EXERCISE DESCRIPTION:
Restate the whole of the material. Keep every word, and drop the pictures.

PROVIDED MATERIAL:

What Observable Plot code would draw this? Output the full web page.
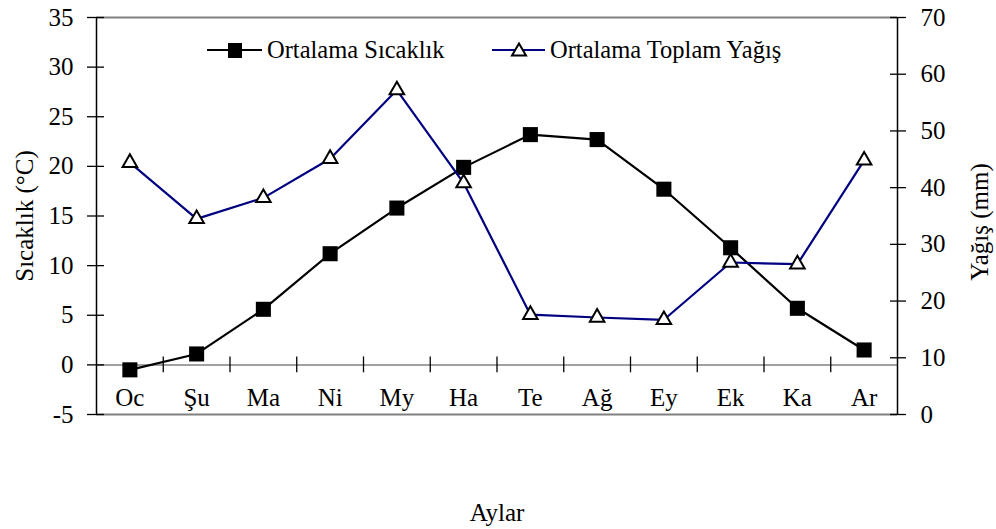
<!DOCTYPE html>
<html>
<head>
<meta charset="utf-8">
<script src="https://cdn.jsdelivr.net/npm/d3@7"></script>
<script src="https://cdn.jsdelivr.net/npm/@observablehq/plot@0.6"></script>
<style>
  html, body { margin: 0; padding: 0; background: #fff; }
  #wrap { position: relative; width: 996px; height: 529px; font-family: "Liberation Serif", "Times New Roman", serif; }
  .leg { position: absolute; display: flex; align-items: center; font-family: "Liberation Serif", "Times New Roman", serif; font-size: 24.5px; color: #000; white-space: nowrap; }
  .leg svg { display: block; margin-right: 4px; }
</style>
</head>
<body>
<div id="wrap"></div>
<script>
const months = ["Oc", "Şu", "Ma", "Ni", "My", "Ha", "Te", "Ağ", "Ey", "Ek", "Ka", "Ar"];
const temperature = [-0.5, 1.1, 5.6, 11.2, 15.8, 19.9, 23.2, 22.7, 17.7, 11.8, 5.7, 1.5];
const precipitation = [44.4, 34.5, 38.2, 45.1, 57.2, 40.8, 17.6, 17.1, 16.7, 26.8, 26.5, 44.8];
const tempTicks = [-5, 0, 5, 10, 15, 20, 25, 30, 35];
const precipTicks = [0, 10, 20, 30, 40, 50, 60, 70];
const seriesNames = ["Ortalama Sıcaklık", "Ortalama Toplam Yağış"];
const yTitle = "Sıcaklık (°C)";
const y2Title = "Yağış (mm)";
const xTitle = "Aylar";

const FONT = "Liberation Serif";
const FS = 25;

// secondary axis (0..70 mm) mapped onto primary domain (-5..35 °C)
const tDomain = [-5, 35], pDomain = [0, 70];
const toT = p => tDomain[0] + (p - pDomain[0]) * (tDomain[1] - tDomain[0]) / (pDomain[1] - pDomain[0]);
const toP = t => pDomain[0] + (t - tDomain[0]) * (pDomain[1] - pDomain[0]) / (tDomain[1] - tDomain[0]);

const rows = months.map((m, i) => ({i, m, t: temperature[i], p: precipitation[i]}));
const boundaries = months.slice(1).map((_, i) => i + 0.5);

const chart = Plot.plot({
  width: 996,
  height: 529,
  marginTop: 17,
  marginBottom: 115,
  marginLeft: 96,
  marginRight: 99,
  style: {fontFamily: "'Liberation Serif', 'Times New Roman', serif", fontSize: FS + "px", color: "#000", background: "#fff"},
  x: {type: "linear", domain: [-0.5, months.length - 0.5], axis: null},
  y: {domain: tDomain, axis: null},
  marks: [
    Plot.ruleY(tDomain, {stroke: "#808080", strokeWidth: 2}),
    Plot.ruleY([0], {stroke: "#808080", strokeWidth: 1.5}),
    Plot.ruleX(boundaries, {y1: -0.8, y2: 0.8, stroke: "#000", strokeWidth: 1.3}),
    Plot.ruleX([-0.5, months.length - 0.5], {stroke: "#000", strokeWidth: 1.5}),
    Plot.axisY(tempTicks, {anchor: "left", tickSize: 17, dx: 8, tickFormat: () => "", label: null, strokeWidth: 1.3}),
    Plot.axisY(tempTicks, {anchor: "left", tickSize: 0, tickPadding: 23, tickFormat: d => String(d), label: null, fontSize: FS, fontFamily: FONT, fontVariant: "normal"}),
    Plot.axisY(precipTicks.map(toT), {anchor: "right", tickSize: 16, dx: -8, tickFormat: () => "", label: null, strokeWidth: 1.3}),
    Plot.axisY(precipTicks.map(toT), {anchor: "right", tickSize: 0, tickPadding: 23, tickFormat: d => String(Math.round(toP(d))), label: null, fontSize: FS, fontFamily: FONT, fontVariant: "normal"}),
    Plot.text(rows, {x: "i", y: tDomain[0], dy: -17, text: "m", lineAnchor: "middle", fontSize: FS, fontFamily: FONT}),
    Plot.line(rows, {x: "i", y: "t", stroke: "#000", strokeWidth: 2.2}),
    Plot.dot(rows, {x: "i", y: "t", symbol: "square", r: 8.5, fill: "#000"}),
    Plot.line(rows, {x: "i", y: d => toT(d.p), stroke: "#000080", strokeWidth: 2.2}),
    Plot.dot(rows, {x: "i", y: d => toT(d.p), symbol: "triangle", r: 5.4, fill: "#fff", stroke: "#000", strokeWidth: 2}),
    Plot.text([yTitle], {frameAnchor: "left", dx: -72, rotate: -90, textAnchor: "middle", lineAnchor: "middle", fontSize: FS, fontFamily: FONT}),
    Plot.text([y2Title], {frameAnchor: "right", dx: 82, dy: 6, rotate: -90, textAnchor: "middle", lineAnchor: "middle", fontSize: FS, fontFamily: FONT}),
    Plot.text([xTitle], {frameAnchor: "bottom", dy: 98, textAnchor: "middle", lineAnchor: "middle", fontSize: FS, fontFamily: FONT})
  ]
});

const wrap = document.getElementById("wrap");
wrap.appendChild(chart);

// legend
const leg1 = document.createElement("div");
leg1.className = "leg";
leg1.style.left = "207px"; leg1.style.top = "36px";
leg1.innerHTML = `<svg width="56" height="28"><line x1="0" y1="14" x2="55" y2="14" stroke="#000" stroke-width="2.2"/><rect x="21" y="7" width="14" height="15" fill="#000"/></svg><span>${seriesNames[0]}</span>`;
wrap.appendChild(leg1);
const leg2 = document.createElement("div");
leg2.className = "leg";
leg2.style.left = "492px"; leg2.style.top = "36px";
leg2.innerHTML = `<svg width="54" height="28"><line x1="0" y1="14" x2="53" y2="14" stroke="#000080" stroke-width="2.2"/><path d="M27,7.5 L34,19.5 L20,19.5 Z" fill="#fff" stroke="#000" stroke-width="2"/></svg><span>${seriesNames[1]}</span>`;
wrap.appendChild(leg2);
</script>
</body>
</html>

FULL RESPONSE:
What Observable Plot code would draw this? Output the full web page.
<!DOCTYPE html>
<html>
<head>
<meta charset="utf-8">
<script src="https://cdn.jsdelivr.net/npm/d3@7"></script>
<script src="https://cdn.jsdelivr.net/npm/@observablehq/plot@0.6"></script>
<style>
  html, body { margin: 0; padding: 0; background: #fff; }
  #wrap { position: relative; width: 996px; height: 529px; font-family: "Liberation Serif", "Times New Roman", serif; }
  .leg { position: absolute; display: flex; align-items: center; font-family: "Liberation Serif", "Times New Roman", serif; font-size: 24.5px; color: #000; white-space: nowrap; }
  .leg svg { display: block; margin-right: 4px; }
</style>
</head>
<body>
<div id="wrap"></div>
<script>
const months = ["Oc", "Şu", "Ma", "Ni", "My", "Ha", "Te", "Ağ", "Ey", "Ek", "Ka", "Ar"];
const temperature = [-0.5, 1.1, 5.6, 11.2, 15.8, 19.9, 23.2, 22.7, 17.7, 11.8, 5.7, 1.5];
const precipitation = [44.4, 34.5, 38.2, 45.1, 57.2, 40.8, 17.6, 17.1, 16.7, 26.8, 26.5, 44.8];
const tempTicks = [-5, 0, 5, 10, 15, 20, 25, 30, 35];
const precipTicks = [0, 10, 20, 30, 40, 50, 60, 70];
const seriesNames = ["Ortalama Sıcaklık", "Ortalama Toplam Yağış"];
const yTitle = "Sıcaklık (°C)";
const y2Title = "Yağış (mm)";
const xTitle = "Aylar";

const FONT = "Liberation Serif";
const FS = 25;

// secondary axis (0..70 mm) mapped onto primary domain (-5..35 °C)
const tDomain = [-5, 35], pDomain = [0, 70];
const toT = p => tDomain[0] + (p - pDomain[0]) * (tDomain[1] - tDomain[0]) / (pDomain[1] - pDomain[0]);
const toP = t => pDomain[0] + (t - tDomain[0]) * (pDomain[1] - pDomain[0]) / (tDomain[1] - tDomain[0]);

const rows = months.map((m, i) => ({i, m, t: temperature[i], p: precipitation[i]}));
const boundaries = months.slice(1).map((_, i) => i + 0.5);

const chart = Plot.plot({
  width: 996,
  height: 529,
  marginTop: 17,
  marginBottom: 115,
  marginLeft: 96,
  marginRight: 99,
  style: {fontFamily: "'Liberation Serif', 'Times New Roman', serif", fontSize: FS + "px", color: "#000", background: "#fff"},
  x: {type: "linear", domain: [-0.5, months.length - 0.5], axis: null},
  y: {domain: tDomain, axis: null},
  marks: [
    Plot.ruleY(tDomain, {stroke: "#808080", strokeWidth: 2}),
    Plot.ruleY([0], {stroke: "#808080", strokeWidth: 1.5}),
    Plot.ruleX(boundaries, {y1: -0.8, y2: 0.8, stroke: "#000", strokeWidth: 1.3}),
    Plot.ruleX([-0.5, months.length - 0.5], {stroke: "#000", strokeWidth: 1.5}),
    Plot.axisY(tempTicks, {anchor: "left", tickSize: 17, dx: 8, tickFormat: () => "", label: null, strokeWidth: 1.3}),
    Plot.axisY(tempTicks, {anchor: "left", tickSize: 0, tickPadding: 23, tickFormat: d => String(d), label: null, fontSize: FS, fontFamily: FONT, fontVariant: "normal"}),
    Plot.axisY(precipTicks.map(toT), {anchor: "right", tickSize: 16, dx: -8, tickFormat: () => "", label: null, strokeWidth: 1.3}),
    Plot.axisY(precipTicks.map(toT), {anchor: "right", tickSize: 0, tickPadding: 23, tickFormat: d => String(Math.round(toP(d))), label: null, fontSize: FS, fontFamily: FONT, fontVariant: "normal"}),
    Plot.text(rows, {x: "i", y: tDomain[0], dy: -17, text: "m", lineAnchor: "middle", fontSize: FS, fontFamily: FONT}),
    Plot.line(rows, {x: "i", y: "t", stroke: "#000", strokeWidth: 2.2}),
    Plot.dot(rows, {x: "i", y: "t", symbol: "square", r: 8.5, fill: "#000"}),
    Plot.line(rows, {x: "i", y: d => toT(d.p), stroke: "#000080", strokeWidth: 2.2}),
    Plot.dot(rows, {x: "i", y: d => toT(d.p), symbol: "triangle", r: 5.4, fill: "#fff", stroke: "#000", strokeWidth: 2}),
    Plot.text([yTitle], {frameAnchor: "left", dx: -72, rotate: -90, textAnchor: "middle", lineAnchor: "middle", fontSize: FS, fontFamily: FONT}),
    Plot.text([y2Title], {frameAnchor: "right", dx: 82, dy: 6, rotate: -90, textAnchor: "middle", lineAnchor: "middle", fontSize: FS, fontFamily: FONT}),
    Plot.text([xTitle], {frameAnchor: "bottom", dy: 98, textAnchor: "middle", lineAnchor: "middle", fontSize: FS, fontFamily: FONT})
  ]
});

const wrap = document.getElementById("wrap");
wrap.appendChild(chart);

// legend
const leg1 = document.createElement("div");
leg1.className = "leg";
leg1.style.left = "207px"; leg1.style.top = "36px";
leg1.innerHTML = `<svg width="56" height="28"><line x1="0" y1="14" x2="55" y2="14" stroke="#000" stroke-width="2.2"/><rect x="21" y="7" width="14" height="15" fill="#000"/></svg><span>${seriesNames[0]}</span>`;
wrap.appendChild(leg1);
const leg2 = document.createElement("div");
leg2.className = "leg";
leg2.style.left = "492px"; leg2.style.top = "36px";
leg2.innerHTML = `<svg width="54" height="28"><line x1="0" y1="14" x2="53" y2="14" stroke="#000080" stroke-width="2.2"/><path d="M27,7.5 L34,19.5 L20,19.5 Z" fill="#fff" stroke="#000" stroke-width="2"/></svg><span>${seriesNames[1]}</span>`;
wrap.appendChild(leg2);
</script>
</body>
</html>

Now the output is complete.